11. The method of claim 10, wherein lifting the tire assembly with the tire tool comprises moving the tire tool toward the pivoted state.

12. The method of claim 10, wherein the tire tool further comprises a handle; and the removing the tire assembly comprises rotating the tire assembly so that it abuts the handle.

13. The method of claim 10, further comprising F) transporting the tire assembly on the tire tool.

14. The method of claim 10, further comprising G) rotating the tire tool about the at least one pivot toward the pivoted state, rotating the tire tool about the at least one pivot toward the engagement state, or a combination thereof.

15. A method, the method comprises: A) providing a tire tool according to claim 1 and a tire assembly;B) engaging the tire assembly located on the surface with the tire tool; andC) lifting the tire assembly with the tire tool.

16. The method of claim 15, wherein the engaging the tire assembly located on the surface comprises rotating the tire tool to the engagement state; and positioning the platform under the tire assembly.

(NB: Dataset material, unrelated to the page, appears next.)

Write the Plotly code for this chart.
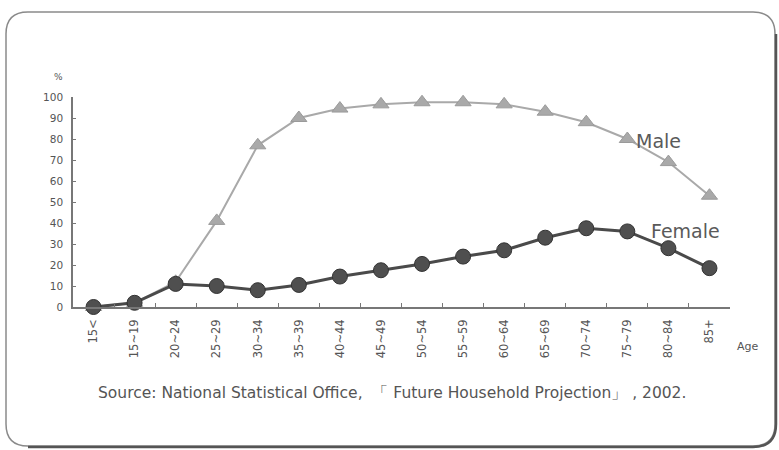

17. The method of claim 16, wherein the lifting the tire assembly comprises rotating the tire tool from the engagement state toward the pivoted state.

18. The method of claim 15, wherein the tire tool further comprises an engagement section; and the engaging the tire assembly located on the surface comprises extending the tire tool across the tire assembly and engaging the tire assembly with the engagement section.

19. The method of claim 18, wherein the lifting the tire assembly with the tire tool comprises rotating the tire assembly from a substantially horizontal position toward a substantially vertical position.

20. The method of claim 15, further comprising D) rotating the tire tool about the at least one pivot toward the pivoted state, rotating the tire tool about the at least one pivot toward the engagement state, or a combination thereof.